A tariff is money collected at the border by a governing authority on goods entering or leaving a country; it's focused on a specified industry or product. A steel tariff on Canada, for example, is supposed to increase business for U.S. steel companies because Canadian steel mills will have to pay an import tax when the product arrives at the U.S. border.
The United States has recently imposed tariffs on products from other countries, which in theory would help U.S.-based producers, while possibly raising prices. Canada and other countries — China, Mexico and the European Union (EU) — have placed or have threatened to place retaliatory taxes on U.S. products. This may lead to a "trade war" as different countries try to top each other in defending themselves.
There are economic and emotional arguments on both sides as to whether a nation is better off when goods flow freely or when protection of local businesses is more important. Globally, though, tariffs have been close to their lowest levels, averaging around 2.9 percent, falling for decades due to free-trade agreements.
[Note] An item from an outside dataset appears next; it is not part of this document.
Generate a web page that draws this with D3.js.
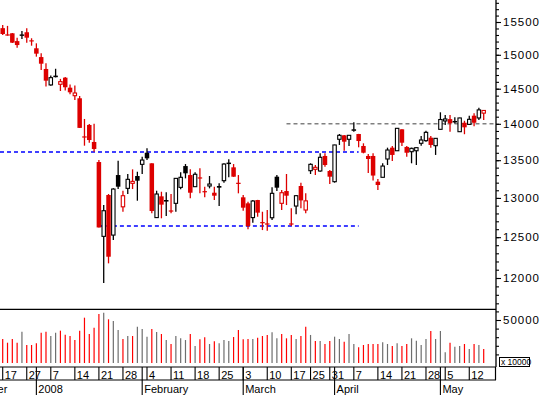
<!DOCTYPE html>
<html>
<head>
<meta charset="utf-8">
<script src="https://cdn.jsdelivr.net/npm/d3@7"></script>
<style>
body{margin:0;background:#fff}
svg{display:block}
text{font-family:Arial,"Liberation Sans",sans-serif}
</style>
</head>
<body>
<div id="chart"></div>
<script>
// trading days (Dec 2007 - May 2008)
var decDays=[3,4,5,6,7,10,11,12,13,14,17,18,19,20,21,27,28]
var janDays=[2,3,4,7,8,9,10,11,14,15,16,17,18,21,22,23,24,25,28,29,30,31]
var febDays=[1,4,5,6,7,8,11,12,13,14,15,18,19,20,21,22,25,26,27,28,29]
var marDays=[3,4,5,6,7,10,11,12,13,14,17,18,19,20,25,26,27,28,31]
var aprDays=[1,2,3,4,7,8,9,10,11,14,15,16,17,18,21,22,23,24,25,28,29,30]
var mayDays=[2,5,6,7,8,9,12,13,14,15]

var firstCandle="2007-12-17"

// daily prices
var open=[15405,15305,15326,15207,15295,15342,15212,15098,14966,14789,
  14555,14691,14564,14661,14515,14399,14362,13820,13984,13748,
  13475,12510,13038,12526,13301,12885,13125,13191,13288,13444,
  13601,13458,12747,13021,12960,12833,12930,13138,13421,13301,
  13147,13265,13084,13156,13068,13156,13226,13455,13404,13194,
  13008,12930,12747,12973,12685,12668,12745,13279,12930,13090,
  12668,12895,13156,12844,13359,13377,13355,13557,13355,13213,
  13785,13840,13785,13910,13858,13693,13557,13557,13213,13271,
  13516,13670,13628,13923,13680,13615,13628,13730,13766,13807,
  13697,13923,14040,14066,14027,13890,14015,13992,14114,14082,14150]
var high=[15455,15440,15330,15259,15361,15403,15250,15173,15022,14874,
  14691,14792,14643,14670,14560,14545,14395,14068,13998,14002,
  13502,12908,13051,13125,13493,13094,13315,13377,13345,13547,
  13661,13460,13094,13081,13073,13051,13262,13337,13448,13377,
  13337,13390,13147,13288,13147,13191,13458,13511,13448,13301,
  13038,12951,12973,12975,12822,12844,13138,13301,13103,13315,
  12866,13038,13200,13060,13458,13435,13593,13593,13368,13710,
  13858,13844,13842,14021,13860,13730,13584,13593,13249,13458,
  13670,13693,13940,13925,13693,13670,13672,13830,13904,13830,
  13800,14162,14124,14124,14091,14085,14043,14114,14148,14225,14190]
var low=[15300,15290,15178,15107,15239,15183,15137,14972,14774,14532,
  14542,14665,14467,14474,14419,14337,13940,13697,13738,13615,
  12620,11941,12177,12464,13116,12822,13051,13116,12964,13315,
  13502,12802,12745,12738,12767,12802,12822,13112,13257,12995,
  13145,13060,13008,13125,12973,12895,13200,13271,13277,13060,
  12835,12598,12682,12758,12589,12580,12716,13090,12844,12908,
  12641,12789,12866,12802,13315,13301,13345,13413,13182,13200,
  13707,13628,13693,13890,13675,13593,13328,13228,13103,13270,
  13435,13489,13625,13693,13548,13458,13435,13697,13752,13670,
  13571,13920,13984,13890,14006,13888,13855,13984,13965,14053,14052]
var close=[15315,15295,15183,15147,15300,15259,15208,15017,14867,14617,
  14661,14668,14603,14521,14448,14438,13943,13814,13775,13652,
  12622,12835,12258,13116,13147,13029,13244,13217,13226,13502,
  13525,12831,13051,12913,12966,12829,13257,13271,13324,13068,
  13311,13259,13078,13182,13029,13134,13448,13460,13279,13188,
  12874,12641,12960,12810,12680,12663,13060,13134,13068,13029,
  12663,13029,12968,12962,13444,13404,13539,13435,13279,13707,
  13840,13752,13840,13916,13761,13601,13516,13294,13169,13421,
  13638,13571,13937,13738,13601,13661,13670,13775,13881,13707,
  13798,14060,14068,14008,14032,14082,13951,14063,14015,14196,14188]
var volume=[27900,23600,27900,23600,36400,20900,20900,22900,35200,36400,
  31400,35200,37600,32900,31400,26700,37600,52700,33700,41000,
  57000,58500,50800,48800,38400,27900,31400,31400,42200,39500,
  30600,39500,36000,33700,26700,22100,31400,28700,26700,33700,
  19800,27500,29800,22100,25200,22900,26700,25600,30200,38400,
  27500,27900,27900,29400,31400,32600,35700,28700,33700,28700,
  32600,27900,31400,42200,32600,25600,25600,22100,25600,30600,
  27900,24800,33700,22100,18200,20900,22100,22100,22100,24000,
  22100,19800,22900,19800,22100,28700,25900,20900,27900,37200,
  27900,37200,12400,23600,19000,19800,22100,16300,22100,20900,16300]

// horizontal levels
var levelValues=[13610,12640,14000]
var levelStart=["2007-12-14","2008-01-21","2008-03-14"]
var levelEnd=["2008-04-08","2008-04-08","2008-05-15"]

// axis ticks
var priceTicks=[12000,12500,13000,13500,14000,14500,15000,15500]
var priceMinorTicks=d3.range(11700,15900,100)
var volumeTicks=[50000]
var volumeMinorTicks=[10000,20000,30000,40000,60000]
var weekTickDates=["2007-12-17","2007-12-27","2008-01-07","2008-01-14","2008-01-21","2008-01-28",
  "2008-02-04","2008-02-11","2008-02-18","2008-02-25","2008-03-03","2008-03-10","2008-03-17",
  "2008-03-25","2008-03-31","2008-04-07","2008-04-14","2008-04-21","2008-04-28","2008-05-05","2008-05-12"]
var weekTickLabels=["17","27","7","14","21","28","4","11","18","25","3","10","17","25","31","7","14","21","28","5","12"]
var monthTickDates=["2007-12-03","2008-01-02","2008-02-01","2008-03-03","2008-04-01","2008-05-02"]
var monthLabels=["December","2008","February","March","April","May"]

var dates=[]
function addDays(y,m,arr){
  arr.forEach(function(d){
    dates.push(y+"-"+(m<10?"0"+m:m)+"-"+(d<10?"0"+d:d))
  })
}
addDays(2007,12,decDays)
addDays(2008,1,janDays)
addDays(2008,2,febDays)
addDays(2008,3,marDays)
addDays(2008,4,aprDays)
addDays(2008,5,mayDays)
var offset=dates.indexOf(firstCandle)

var screen={width:542,height:395}
var right=496
var sep=309.3
var dateTop=367

  // scales
  var xScale=d3.scaleLinear()
      .domain([offset,offset+100])
      .range([2.7,483.7])
  var yScale=d3.scaleLog()
      .domain([12000,15500])
      .range([278,22])
  var vScale=d3.scaleLinear()
      .domain([0,50000])
      .range([363,320])
  function xd(s){return xScale(dates.indexOf(s))}

var red="#dd0000"
var data=close.map(function(c,i){
  var prev= i==0 ? open[0] : close[i-1]
  return {x:xScale(i+offset),o:open[i],h:high[i],l:low[i],c:c,v:volume[i],
    down:c<prev, filled:c<open[i]}
})

var svg=d3.select("#chart").append("svg")
  .attr("width",screen.width)
  .attr("height",screen.height)

svg.append("rect").attr("width",screen.width).attr("height",screen.height).attr("fill","#fff")

// levels
var levelStyle=[{c:"#0000ff"},{c:"#0000ff"},{c:"#808080"}]
levelValues.forEach(function(v,k){
  var x1=Math.max(0,xd(levelStart[k]))
  var x2=k==2 ? right : xd(levelEnd[k])
  svg.append("line")
    .attr("x1",x1).attr("x2",x2)
    .attr("y1",yScale(v)).attr("y2",yScale(v))
    .attr("stroke",levelStyle[k].c)
    .attr("stroke-width",1.4)
    .attr("stroke-dasharray","4,3")
})

// candles
var cg=svg.append("g")
cg.selectAll("line.wick")
  .data(data).enter().append("line")
  .attr("class","wick")
  .attr("x1",function(d){return d.x}).attr("x2",function(d){return d.x})
  .attr("y1",function(d){return yScale(d.h)})
  .attr("y2",function(d){return yScale(d.l)})
  .attr("stroke",function(d){return d.down?red:"#000"})
  .attr("stroke-width",1.3)

cg.selectAll("rect.body")
  .data(data).enter().append("rect")
  .attr("class","body")
  .attr("x",function(d){return d.filled ? d.x-2.25 : d.x-1.7})
  .attr("width",function(d){return d.filled ? 4.5 : 3.4})
  .attr("y",function(d){
    var t=yScale(Math.max(d.o,d.c)), b=yScale(Math.min(d.o,d.c))
    return d.filled && b-t<1.2 ? (t+b)/2-0.6 : t})
  .attr("height",function(d){
    var h=yScale(Math.min(d.o,d.c))-yScale(Math.max(d.o,d.c))
    return d.filled ? Math.max(1.2,h) : Math.max(0.3,h)})
  .attr("fill",function(d){return d.filled ? (d.down?red:"#000") : "#fff"})
  .attr("stroke",function(d){return d.filled ? "none" : (d.down?red:"#000")})
  .attr("stroke-width",1.1)

// volume
svg.selectAll("line.vol")
  .data(data).enter().append("line")
  .attr("class","vol")
  .attr("x1",function(d){return d.x}).attr("x2",function(d){return d.x})
  .attr("y1",vScale(0))
  .attr("y2",function(d){return vScale(d.v)})
  .attr("stroke",function(d){return d.down?"#ff0000":"#6e6e6e"})
  .attr("stroke-width",1.2)

// panel separator + right axis line
svg.append("line").attr("x1",0).attr("x2",right).attr("y1",sep).attr("y2",sep)
  .attr("stroke","#000").attr("stroke-width",1.2)
svg.append("line").attr("x1",right).attr("x2",right).attr("y1",0).attr("y2",dateTop)
  .attr("stroke","#000").attr("stroke-width",1.3)

// price axis
var pAxis=d3.axisRight(yScale).tickValues(priceTicks).tickSize(5).tickPadding(2).tickFormat(d3.format("d"))
var pg=svg.append("g").attr("transform","translate("+right+",0)").call(pAxis)
var pmAxis=d3.axisRight(yScale).tickValues(priceMinorTicks).tickSize(3).tickFormat("")
svg.append("g").attr("transform","translate("+right+",0)").call(pmAxis)

// volume axis
var vAxis=d3.axisRight(vScale).tickValues(volumeTicks).tickSize(5).tickPadding(2).tickFormat(d3.format("d"))
var vg=svg.append("g").attr("transform","translate("+right+",0)").call(vAxis)
var vmAxis=d3.axisRight(vScale).tickValues(volumeMinorTicks).tickSize(3).tickFormat("")
svg.append("g").attr("transform","translate("+right+",0)").call(vmAxis)

svg.selectAll(".domain").remove()
svg.selectAll(".tick line").attr("stroke","#000").attr("stroke-width",1.1)
svg.selectAll(".tick text")
  .attr("fill","#000")
  .style("font-size","11.5px")
  .style("letter-spacing","1px")
  .style("font-family","Arial, 'Liberation Sans', sans-serif")

// x 10000 box
svg.append("rect").attr("x",499.5).attr("y",357.5).attr("width",30).attr("height",9)
  .attr("fill","#fff").attr("stroke","#000").attr("stroke-width",1)
svg.append("text").attr("x",501).attr("y",365).text("x 10000")
  .style("font-size","8.5px")

// date axis
svg.append("line").attr("x1",0).attr("x2",right).attr("y1",dateTop).attr("y2",dateTop)
  .attr("stroke","#000").attr("stroke-width",1.2)
svg.append("line").attr("x1",0).attr("x2",right).attr("y1",380).attr("y2",380)
  .attr("stroke","#000").attr("stroke-width",1.2)
svg.append("line").attr("x1",right-0.5).attr("x2",right-0.5).attr("y1",dateTop).attr("y2",380)
  .attr("stroke","#000").attr("stroke-width",1.2)

weekTickDates.forEach(function(s,k){
  var x=xd(s)
  svg.append("line").attr("x1",x).attr("x2",x).attr("y1",dateTop).attr("y2",380)
    .attr("stroke","#000").attr("stroke-width",1.1)
  svg.append("text").attr("x",x+2).attr("y",378.5).text(weekTickLabels[k])
    .style("font-size","11px")
})
monthTickDates.forEach(function(s,k){
  var x=xd(s)
  svg.append("line").attr("x1",x).attr("x2",x).attr("y1",dateTop).attr("y2",395)
    .attr("stroke","#000").attr("stroke-width",1.1)
  svg.append("text").attr("x",x+2).attr("y",392.5).text(monthLabels[k])
    .style("font-size","11px")
})
</script>
</body>
</html>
For now, tariffs are mainly impacting the companies selling and buying taxed goods — automobiles, tractors, appliances — everything made from metal (even nuts and bolts). But economists fear that, as with any tax, it will come back to the consumer as producers pass the costs onto the people who buy the finished products. Companies will look for other ways to cut costs, affecting jobs in the future.
As our largest trading partner, economists note that the EU has the economic influence to hurt U.S. consumers. Reasons given for adding tariffs include protecting intellectual property and limiting threats to national security. But the tit-for-tat aspect of tariffs becomes mutually harmful to all nations involved.
Tariffs, also called duties or levies, discourage imports by making them more expensive and reducing competitive pressure on domestic suppliers, allowing them to raise prices. But economists say trade restrictions make the economy less efficient.
The current round of tariffs is expected by economists to result in a modest drag on U.S. growth. U.S. companies are concerned about the impact of tariffs on their supply chains and input costs. Tariffs can be pulled if governments realize they're causing actual harm to the industry they're trying to protect.
Do tariffs destroy domestic jobs or protect them? While in the short term, the effect is to save jobs, in the long run, the opposite may happen. The president announced $12 billion in aid to help farmers affected by retaliation against U.S. soybeans and other agricultural goods. Now, other industries are calling for their share of funds as they are on the brink of closing plants. Tariffs are supposed to help our trade deficit and bring more money into the Treasury.
However, not all think that such aid is a solution, believing that targeted exclusion of certain key raw materials might be a better solution. Support for a given position is dependent heavily on geography, as some states are more economically dependent on imported materials than others are.
While tariffs have been a constant subject of news over the past several months, it's clear that they will continue to grab our attention in the coming months.